Finding equation of hyperbola from asymptotes and foci

Hi I am very confused as to how this question actually works out...

I am asked to find the equation of a hyperbola with foci at (-3,-1) and (-3,9)

and asymptotes at y=(-3x/4)+(7/4) and y=(3x/4)+(25/4)

Every time I try to visualize this my foci are on a different side of the x-axis than my foci which completely throws all my thoughts out

I also don't particularly know how to get the equation when there is asymptotic shifts...

PLEASE HELP ME

Re: Finding equation of hyperbola from asymptotes and foci

have a look at this and see if it helps

Re: Finding equation of hyperbola from asymptotes and foci

Hello, calmo11!

Quote:

Find the equation of a hyperbola with foci $\displaystyle (\text{-}3,\text{-}1)$ and $\displaystyle (\text{-}3,9)$

and asymptotes: .$\displaystyle y\:=\:\text{-}\tfrac{3}{4}x+\tfrac{7}{4}$ and $\displaystyle y\:=\:\tfrac{3}{4}x+\tfrac{25}{4}$

Since the foci are oriented vertically, the hyperbola is "vertical": .$\displaystyle \begin{array}{c}\cup \\ \cap \end{array}$

Its general equation is: .$\displaystyle \frac{(y-k)^2}{b^2} - \frac{(x-h)^2}{a^2} \:=\:1$

. . where $\displaystyle (h,k)$ is the center and $\displaystyle \pm\tfrac{b}{a}$ is the slope of the asymptotes.

The foci are $\displaystyle (\text{-}3,\text{-}1)$ and $\displaystyle (\text{-}3,9)$.

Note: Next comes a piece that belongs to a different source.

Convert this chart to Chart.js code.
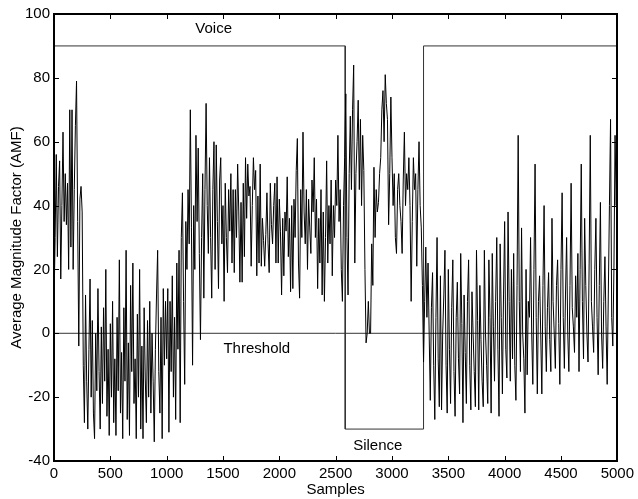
<!DOCTYPE html>
<html><head><meta charset="utf-8">
<script src="https://cdn.jsdelivr.net/npm/chart.js@4.4.1/dist/chart.umd.min.js"></script>
<style>html,body{margin:0;padding:0;background:#fff}canvas{display:block}</style>
</head><body>
<canvas id="c" width="638" height="499"></canvas>
<script>
// ---- data ----
const SAMPLE_STEP = 10; // one value every 10 samples (0 .. 5000)
const amfValues = [
  9, 30, 56, 24, 46, 54, 17, 40, 63, 35,
  50, 34, 47, 20, 70, 27, 70, 20, 45, 65,
  79, 35, -4, 42, 46, 38, -10, -28, 12, -15,
  -30, -5, 17, -20, 4, -25, -33, 0, -18, 14,
  -12, -30, 2, -22, 8, -15, 20, -26, -5, -32,
  3, -20, 10, -28, -8, -32, 5, -18, 23, -25,
  -6, -33, 8, -15, 26, -27, -3, -32, 15, -12,
  22, -22, -8, -33, 6, -20, 20, -30, -4, -33,
  8, -14, -28, 4, -20, 10, -25, 0, -15, -34,
  -5, 12, 26, -12, -25, 5, -33, 14, -10, 10,
  -8, 14, -31, 10, -12, 18, -20, 5, -27, 22,
  -5, 26, -28, 30, 44, 10, -16, 35, 20, 45,
  28, 70, 33, -10, 40, 20, 62, 35, 58, 25,
  -2, 30, 50, 11, 45, 72, 40, 25, 55, 30,
  11, 45, 60, 20, 59, 35, 14, 48, 55, 28,
  40, 10, 47, 30, 19, 45, 32, 50, 22, 45,
  19, 45, 30, 53, 38, 16, 41, 16, 47, 24,
  55, 36, 53, 43, 46, 21, 40, 55, 45, 51,
  18, 43, 22, 53, 21, 36, 29, 21, 31, 44,
  28, 19, 47, 34, 28, 40, 47, 22, 49, 22,
  42, 32, 12, 36, 18, 38, 32, 49, 24, 36,
  13, 40, 14, 42, 30, 51, 61, 22, 11, 45,
  30, 63, 38, 28, 45, 20, 42, 33, 25, 48,
  38, 55, 30, 42, 14, 36, 22, 45, 12, 38,
  10, 30, 54, 22, 40, 28, 48, 18, 40, 30,
  48, 40, 62, 35, 45, 20, 10, 40, 55, 75,
  30, 12, 50, 68, 45, 70, 84, 22, 50, 60,
  73, 45, 67, 40, 62, 51, 20, -3, 0, 10,
  0, 0, 28, 15, 52, 30, 45, 38, 41, 50,
  55, 70, 76, 60, 81, 72, 67, 34, 50, 74,
  55, 40, 50, 30, 25, 45, 50, 40, 35, 25,
  48, 63, 40, 50, 45, 55, 40, 10, 35, 55,
  45, 50, 21, 45, 60, 40, 33, 15, -9, 10,
  27, 5, 22, 0, -21, 8, 19, -10, -27, 5,
  30, -8, -23, 18, -24, 0, 12, 26, -10, -25,
  20, -5, -22, 8, 23, -12, -26, 5, 16, -8,
  -19, 25, 3, -28, 12, -6, -22, 10, 23, -10,
  -24, 13, 0, -12, -23, 26, 4, -24, 15, -2,
  -15, -23, 26, 0, -10, -22, 23, 5, -25, 25,
  2, -15, 10, 30, -5, -26, 28, 5, -19, 12,
  35, -5, -14, 38, 10, -15, 20, -8, 25, -10,
  -21, 15, 62, 10, -12, 33, 0, -8, -25, 20,
  -13, 10, 5, 30, 0, -16, 20, 53, 5, -19,
  10, 18, 0, -19, 15, 40, 2, -12, 8, 19,
  -2, -12, 36, 10, 0, -11, 15, 23, 3, -16,
  20, 44, 5, -11, 12, 30, 0, -12, 15, 47,
  8, 2, -6, 18, 5, 25, -12, 20, 53, 10,
  -8, 36, 15, 0, -9, 22, 62, 10, 2, -6,
  20, 36, 5, -13, 15, 41, 0, -11, 10, 24,
  2, -16, 12, 40, 67, 5, -4, 20, 62, 40,
  60
];
const vadX = [0, 2585, 2585, 3280, 3280, 5000];
const vadY = [90, 90, -30, -30, 90, 90];
const thresholdX = [0, 5000];
const thresholdY = [0, 0];
const xTicks = [0, 500, 1000, 1500, 2000, 2500, 3000, 3500, 4000, 4500, 5000];
const yTicks = [-40, -20, 0, 20, 40, 60, 80, 100];
const noteText = ['Voice', 'Threshold', 'Silence'];
const noteX = [1417, 1800, 2874];
const noteY = [95.3, -4.9, -35.3];
const xTitle = 'Samples';
const yTitle = 'Average Magnitude Factor (AMF)';

// ---- build ----
const FONT = '"Liberation Sans", Arial, Helvetica, sans-serif';
const FS = 15;
const sigData = amfValues.map((v, i) => ({x: i * SAMPLE_STEP, y: v}));
const vadData = vadX.map((x, i) => ({x, y: vadY[i]}));
const thrData = thresholdX.map((x, i) => ({x, y: thresholdY[i]}));

const framePlugin = {
  id: 'frame',
  afterDraw(chart) {
    const {ctx, chartArea: a, scales: {x, y}} = chart;
    ctx.save();
    ctx.strokeStyle = '#000';
    const L = Math.round(a.left), R = Math.round(a.right);
    const T = Math.round(a.top), B = Math.round(a.bottom);
    ctx.lineWidth = 1;
    const len = 5;
    ctx.beginPath();
    xTicks.forEach(v => {
      const px = Math.round(x.getPixelForValue(v)) + 0.5;
      ctx.moveTo(px, B); ctx.lineTo(px, B - len);
      ctx.moveTo(px, T); ctx.lineTo(px, T + len);
    });
    yTicks.forEach(v => {
      const py = Math.round(y.getPixelForValue(v)) + 0.5;
      ctx.moveTo(L, py); ctx.lineTo(L + len, py);
      ctx.moveTo(R, py); ctx.lineTo(R - len, py);
    });
    ctx.stroke();
    ctx.lineWidth = 2;
    ctx.strokeRect(L, T, R - L, B - T);
    ctx.fillStyle = '#000';
    ctx.font = FS + 'px ' + FONT;
    ctx.textAlign = 'center';
    ctx.textBaseline = 'middle';
    noteText.forEach((t, i) => ctx.fillText(t, x.getPixelForValue(noteX[i]), y.getPixelForValue(noteY[i])));
    ctx.restore();
  }
};

new Chart(document.getElementById('c'), {
  type: 'line',
  data: {
    datasets: [
      {data: sigData, borderColor: '#000', borderWidth: 1, pointRadius: 0, tension: 0, order: 0, fill: false},
      {data: vadData, borderColor: '#333', borderWidth: 1, pointRadius: 0, tension: 0, order: 1, fill: false},
      {data: thrData, borderColor: '#333', borderWidth: 1, pointRadius: 0, tension: 0, order: 2, fill: false}
    ]
  },
  options: {
    responsive: false,
    animation: false,
    devicePixelRatio: 1,
    layout: {padding: {left: 0, right: 16, top: 14, bottom: 0}},
    plugins: {legend: {display: false}, tooltip: {enabled: false}},
    scales: {
      x: {
        type: 'linear', min: 0, max: 5000,
        afterBuildTicks: s => { s.ticks = xTicks.map(v => ({value: v})); },
        ticks: {font: {family: FONT, size: FS}, color: '#000', padding: 4, maxRotation: 0, autoSkip: false,
                callback: v => String(v)},
        grid: {display: false, drawTicks: false},
        border: {display: false},
        title: {display: true, text: xTitle, font: {family: FONT, size: FS}, color: '#000', padding: {top: 0, bottom: 0}},
        afterFit: s => { s.height = 38; }
      },
      y: {
        type: 'linear', min: -40, max: 100,
        afterBuildTicks: s => { s.ticks = yTicks.map(v => ({value: v})); },
        ticks: {font: {family: FONT, size: FS}, color: '#000', padding: 4, callback: v => String(v)},
        grid: {display: false, drawTicks: false},
        border: {display: false},
        title: {display: true, text: yTitle, font: {family: FONT, size: FS}, color: '#000', padding: {top: 8, bottom: 0}},
        afterFit: s => { s.width = 54; }
      }
    }
  },
  plugins: [framePlugin]
});
</script>
</body></html>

The center is the midpoint: .$\displaystyle (h,k) \:=\:(\text{-}3,4).$

The slope of the asymptotes is: .$\displaystyle \pm\frac{b}{a} \:=\:\pm\frac{3}{4}$

Hence: .$\displaystyle a = 4.\;b = 3$

Got it?

Re: Finding equation of hyperbola from asymptotes and foci

Thank you very much guys, I used romsek's link and the content on that site helped me heaps!